O esplendor da várzea, porém, foi ofuscado por um rival poderoso. "No final dos anos 60, a expansão imobiliária e do cais santista acabou com mais de 30 campos quase que simultaneamente. Hoje eu só lembro de três campos de várzea em Santos. O do Juventude, no Morro da Nova Cintra, o do Bandeirantes, no Saboó, e o do Jardim São Manoel. Os outros que existem são particulares”.


  Foto: Reprodução

Craques se revelaram
Antes das canchas deixarem de existir, elas revelaram grandes talentos que viriam a brilhar no futebol profissional. Jair vai citando uma lista de craques, como Cláudio Christovam de Pinho, que defendeu o Sociedade Esportiva Santa Cecília, Flor do Norte e Guarani, e se tornaria, profissionalmente, o maior artilheiro da história do Corinthians, com 305 gols. Baltazar, que atuou na várzea nos anos de 1940, também faria nome no alvinegro paulistano e na Seleção Brasileira.


"Os antigos diziam que nos anos 50, o Baltazar vinha com um carrão, um Cadilac conversível que ganhou do Corinthians em renovação de contrato, e encostava no campo do Jabaquara para assistir aos jogos", conta o guardião da várzea.

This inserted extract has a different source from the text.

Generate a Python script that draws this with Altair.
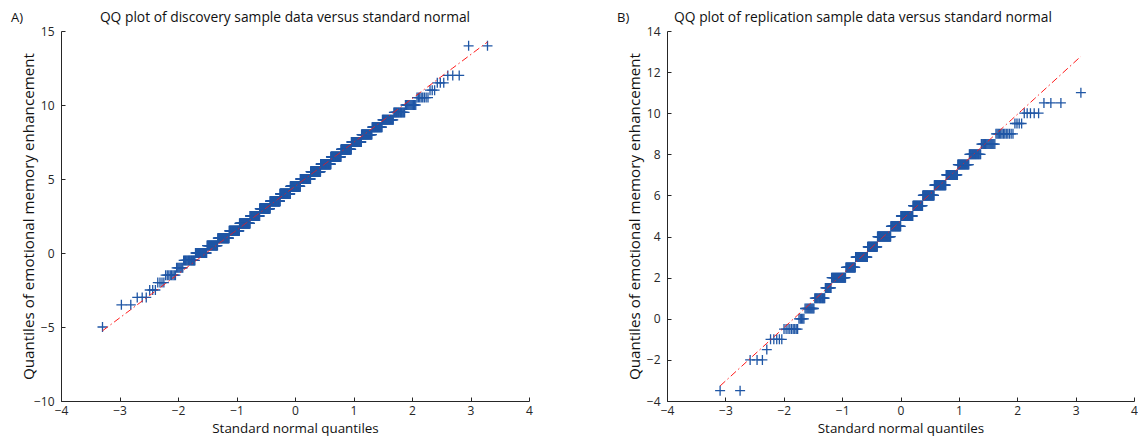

Grandes nomes do Santos também surgiram nos campos de terra batida, como o goleiro Gylmar, bicampeão do mundo com a Seleção Brasileira (1958/62), que jogou pelo Vila Hayden, o volante Clodoaldo, tricampeão com a Seleção em 1970, e Negreiros. Corró e o atacante defenderam o Barreiros. Pavão, que saiu do time da Vila Henedina para brilhar e ser tricampeão carioca pelo Flamengo, e Marco Antônio, que atuou pelo Paulistano e foi tricampeão com Clodoaldo em 1970 com a Seleção, no México, também foram lembrados.


Resiste
A amor de Jair à várzea é tão grande que, em 2005, após um reencontro com velhos amigos de peladas, ele criou um site, o varzeasantista.com, para publicar fotos, textos e curiosidades sobre a modalidade. A repercussão foi tamanha que ele passou a receber dezenas de fotografias, que eram digitalizadas e postadas no portal.


O pesquisador passava horas a fio remontando as escalações, pois em muitas ocasiões era necessário descobrir quem era cada um dos atletas que perfilavam nos esquadrões varzeanos. Em 2015, a Várzea Santista ganhou uma página no Facebook, onde o número de seguidores cresce a cada dia.


Em seus estudos sobre o tema, Jair gosta de destacar que o futebol varzeano era dividido em dois tipos: o tradicional, jogado de pés descalços aos domingos pela manhã. "Era um juiz só apitando. Um time não gostava, tirava o juiz e botava outro. Os campos eram ruins, sem marcação nenhuma, mato alto", aponta. E a várzea promovida pela Liga de Futebol Amador. "Nos jogos da Liga só se jogava de chuteira, seguindo todas as regras, em campo marcado, nos domingos à tarde, com juiz e bandeirinha".


Mil times
Jair acredita que Santos já teve mais de 1.000 times de várzea desde os primórdios do esporte. Infelizmente, o árduo trabalho sofreu uma baixa em agosto do ano passado, quando ladrões invadiram a sua casa em Bertioga e, entre os itens roubados, levaram um computador que armazenava centenas de fotos e informações.


O baque não esmoreceu o trabalho do guardião. Aos poucos, em um autêntico trabalho de formiguinha, com a ajuda de velhos companheiros, Jair vai reconstruindo a história. Não só com dados e fotos, mas também na organização dos campeonatos da tradicional Copa União.